Todo se lo tragan ellos, inocentes, obedientes, todo lo que les venden para su formación, su preparación para el Futuro, su divertimiento, hasta para su indisciplina y rebelión. Son demasiado buenos chicos, y los han educado para eso: para que crean; para que se crean que eso que les venden, imponen, recomiendan, suministran, como necesidades o también como tentaciones para sus gustos en formación, puede ser algo bueno y haber pasado, sin envenenarse, por operación del tráfico y la propaganda.
Y hasta tal punto que, a veces, si se encuentra uno por ventura con un chico o chica que están afanosos y encandilados por cosas buenas (o sea, vamos, de las que no son bazofia declarada) de artes, letras, ciencia, música (¿no la llaman hasta Clásica?), no puede uno menos de sentir un resquemor secreto (escaldado como está uno y maniático seguramente) de si será de verdad que aquello les interesa y apasiona, o si no será por algún deber que se han impuesto, como un compromiso personal de promoción hacia lo más puro y elevado: ¡son tantos siglos de educación de los que tienen que desnudarse, tantos siglos de meterles Cultura (libros, conciertos, clásicos, vanguardias, filosofías) como trabajo para la formación, para el Futuro!
Quiero decir que, harto como lo tienen a uno de sustitutos de placer y sentimientos, hasta en esos casos venturosos, en los que apenas puede confiar para consuelo y alegría, echa de menos todavía algo de pasión y de malicia contra lo mandado, algo de aquello con qué a uno le parece que él, de muchacho, se metía entre los papeles a la busca lo mismo de las heterodoxias de Unamuno que de las lascivias de Boccacio.
Porque es que ello es que, tal como está el mundo desde que lo conocemos, cualquier placer de veras implica rotura de prohibición de vida, cualquier descubrimiento lo es de algo que se oculta, de lo falso de la Fe. Si te mandan disfrutar del Amor o Pornografía o Droga que te venden, estudiar y saber las ideas que la Ciencia del Poder divulga, ¿qué diablos vas a disfrutar ni averiguar que valga?

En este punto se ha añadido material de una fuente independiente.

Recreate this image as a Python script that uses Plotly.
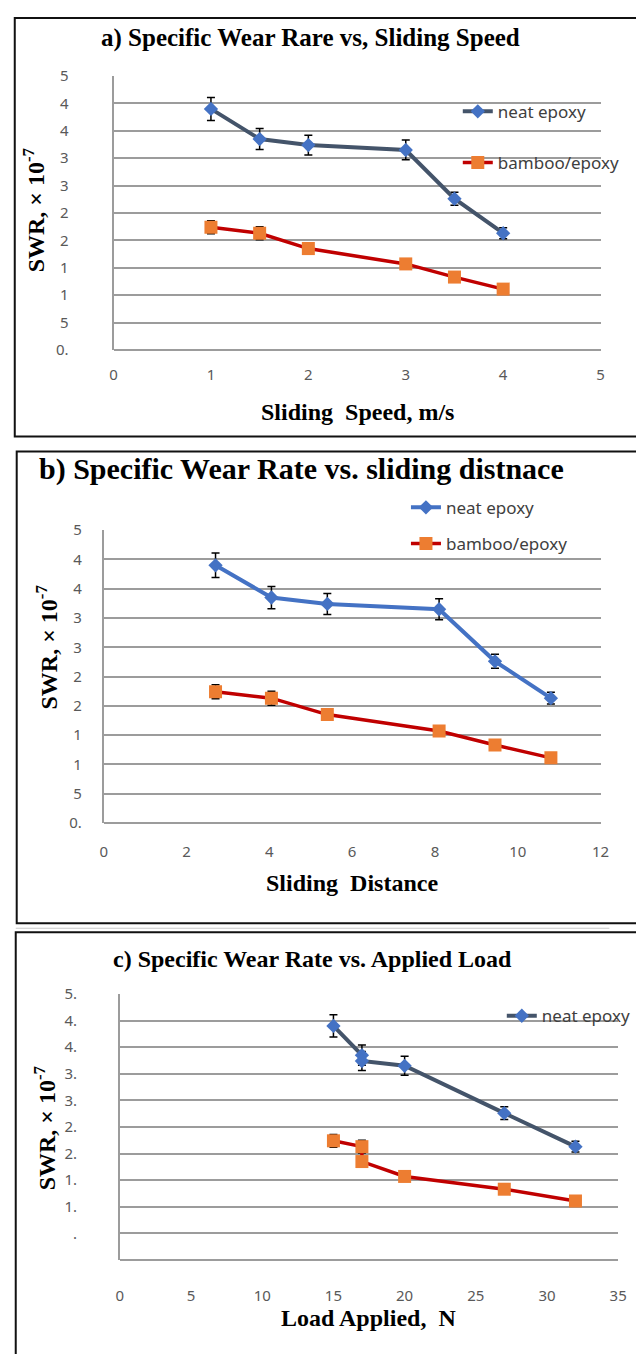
import plotly.graph_objects as go

# ---------------- data ----------------
speed = [1, 1.5, 2, 3, 3.5, 4]                     # m/s
distance = [2.7, 4.05, 5.4, 8.1, 9.45, 10.8]        # sliding distance
load = [15, 17, 17, 20, 27, 32]                     # N
neat_swr = [4.40, 3.85, 3.74, 3.65, 2.76, 2.13]
neat_err = [0.21, 0.19, 0.18, 0.18, 0.12, 0.10]
bamboo_swr = [2.24, 2.13, 1.85, 1.57, 1.33, 1.11]
bamboo_err = [0.12, 0.12, 0.05, 0.05, 0.05, 0.05]

ytick_vals = [0, 0.5, 1, 1.5, 2, 2.5, 3, 3.5, 4, 4.5, 5]
ytick_text_ab = ["0.", "5", "1", "1", "2", "2", "3", "3", "4", "4", "5"]
ytick_text_c = ["", ".", "1.", "1.", "2.", "2.", "3.", "3.", "4.", "4.", "5."]

titles = ["a) Specific Wear Rare vs, Sliding Speed",
          "b) Specific Wear Rate vs. sliding distnace",
          "c) Specific Wear Rate vs. Applied Load"]
xtitles = ["Sliding&nbsp; Speed, m/s", "Sliding&nbsp; Distance", "Load Applied,&nbsp; N"]
ytitle = "SWR, × 10<sup>-7</sup>"

W, H = 636, 1354
def px(x): return x / W
def py(y): return 1 - y / H

GRID = "#9c9c9c"
SLATE = "#44546A"
BLUE = "#4472C4"
RED = "#C00000"
ORANGE = "#ED7D31"
TICKFONT = dict(family="Noto Sans", size=15, color="#595959")
LEGFONT = dict(family="Noto Sans", size=17, color="#404040")
SERIF = "Liberation Serif"

fig = go.Figure()

panels = [
    dict(x=speed, xr=[0, 5], dt=1, neat_line=SLATE, yt=ytick_text_ab,
         xd=[px(112), px(610)], yd=[py(344), py(66)], leg="legend", std=40,
         xstd=14, show_bamboo=True),
    dict(x=distance, xr=[0, 12], dt=2, neat_line=BLUE, yt=ytick_text_ab,
         xd=[px(102), px(610)], yd=[py(824), py(527)], leg="legend2", std=17,
         xstd=18, show_bamboo=True),
    dict(x=load, xr=[0, 35], dt=5, neat_line=SLATE, yt=ytick_text_c,
         xd=[px(118.5), px(628)], yd=[py(1267.7), py(997.7)], leg="legend3", std=38,
         xstd=25, show_bamboo=False),
]

for i, p in enumerate(panels):
    n = "" if i == 0 else str(i + 1)
    xa, ya = "x" + n, "y" + n
    fig.add_trace(go.Scatter(
        x=p["x"], y=neat_swr, xaxis=xa, yaxis=ya, name="neat epoxy",
        mode="lines+markers", legend=p["leg"], legendgroup="neat" + n,
        line=dict(color=p["neat_line"], width=4),
        marker=dict(symbol="diamond", size=11, color=BLUE),
        error_y=dict(type="data", array=neat_err, visible=True,
                     color="black", thickness=1.5, width=4)))
    fig.add_trace(go.Scatter(
        x=p["x"], y=bamboo_swr, xaxis=xa, yaxis=ya, name="bamboo/epoxy",
        mode="lines+markers", legend=p["leg"], legendgroup="bamboo" + n,
        showlegend=p["show_bamboo"],
        line=dict(color=RED, width=3.5),
        marker=dict(symbol="square", size=13, color=ORANGE),
        error_y=dict(type="data", array=bamboo_err, visible=True,
                     color="black", thickness=1.5, width=4)))
    fig.layout["xaxis" + n] = dict(
        domain=p["xd"], range=p["xr"], dtick=p["dt"], tick0=0, anchor=ya,
        showgrid=False, zeroline=False, showline=False, ticks="",
        tickfont=TICKFONT, ticklabelstandoff=p["xstd"])
    fig.layout["yaxis" + n] = dict(
        domain=p["yd"], range=[0, 5], anchor=xa, tickmode="array",
        tickvals=ytick_vals, ticktext=p["yt"], showgrid=True,
        gridcolor=GRID, gridwidth=1.8, zeroline=True, zerolinecolor=GRID,
        zerolinewidth=1.8, showline=True, linecolor=GRID, linewidth=1.8,
        ticks="", tickfont=TICKFONT, ticklabelstandoff=p["std"])

# legends
fig.update_layout(
    legend=dict(x=px(464), y=py(84), xanchor="left", yanchor="top",
                font=LEGFONT, bgcolor="rgba(0,0,0,0)", tracegroupgap=26),
    legend2=dict(x=px(411), y=py(486), xanchor="left", yanchor="top",
                 font=LEGFONT, bgcolor="rgba(0,0,0,0)", tracegroupgap=11),
    legend3=dict(x=px(509), y=py(1002), xanchor="left", yanchor="top",
                 font=LEGFONT, bgcolor="rgba(0,0,0,0)"),
)

ann = []
# titles
for (t, cx, cy, fs) in [(titles[0], 313, 27, 25), (titles[1], 304, 465, 30),
                        (titles[2], 315, 962, 24)]:
    ann.append(dict(text="<b>" + t + "</b>", x=px(cx), y=py(cy), xref="paper",
                    yref="paper", xanchor="center", yanchor="middle",
                    showarrow=False, font=dict(family=SERIF, size=fs, color="black")))
# x axis titles
for (t, cx, cy) in [(xtitles[0], 361, 407), (xtitles[1], 356, 885), (xtitles[2], 373, 1327)]:
    ann.append(dict(text="<b>" + t + "</b>", x=px(cx), y=py(cy), xref="paper",
                    yref="paper", xanchor="center", yanchor="middle",
                    showarrow=False, font=dict(family=SERIF, size=24, color="black")))
# y axis titles
for (cx, cy) in [(31, 202), (44, 646), (42, 1134)]:
    ann.append(dict(text="<b>" + ytitle + "</b>", x=px(cx), y=py(cy), xref="paper",
                    yref="paper", xanchor="center", yanchor="middle", textangle=-90,
                    showarrow=False, font=dict(family=SERIF, size=24, color="black")))

shapes = [
    dict(type="rect", xref="paper", yref="paper", x0=px(11), x1=px(650),
         y0=py(7), y1=py(432), line=dict(color="#111", width=2)),
    dict(type="rect", xref="paper", yref="paper", x0=px(13), x1=px(650),
         y0=py(447), y1=py(926), line=dict(color="#111", width=2)),
    dict(type="line", xref="paper", yref="paper", x0=px(12), x1=px(619),
         y0=py(931), y1=py(931), line=dict(color="#c8c8c8", width=1)),
    dict(type="rect", xref="paper", yref="paper", x0=px(12), x1=px(650),
         y0=py(935), y1=py(1370), line=dict(color="#111", width=2)),
]

fig.update_layout(width=W, height=H, margin=dict(l=0, r=0, t=0, b=0),
                  paper_bgcolor="white", plot_bgcolor="white",
                  annotations=ann, shapes=shapes, showlegend=True)

fig.write_html("out.html")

Bueno: lo importante y primero es la negación: no comprarte la moto, no tragar tele, no leer lo que se vende, ni panfleto revolucionario ni hojita parroquial siquiera, no ver películas con Premio Gordo ni nada que esté culturalmente promocionado (¡confía, chaval, en la necesidad de mal gusto que el Poder padece!), no embutirte auriculares que te impidan tararear nunca una canción viva, no ir al estadio a chillar al Futbolero o al Roquero infame, ni aprenderte sus nombres para luego intercambiar cromos culturales en la conversa con otros fans, no empollarte más rollos para el examen de Empresariales o sufrir para ponerte al día en lo último de la Informática, no pasártelo guay en la discoteca hasta que te caigas de madrugada…
Eso. Lo demás, se da por añadidura. Florece solo.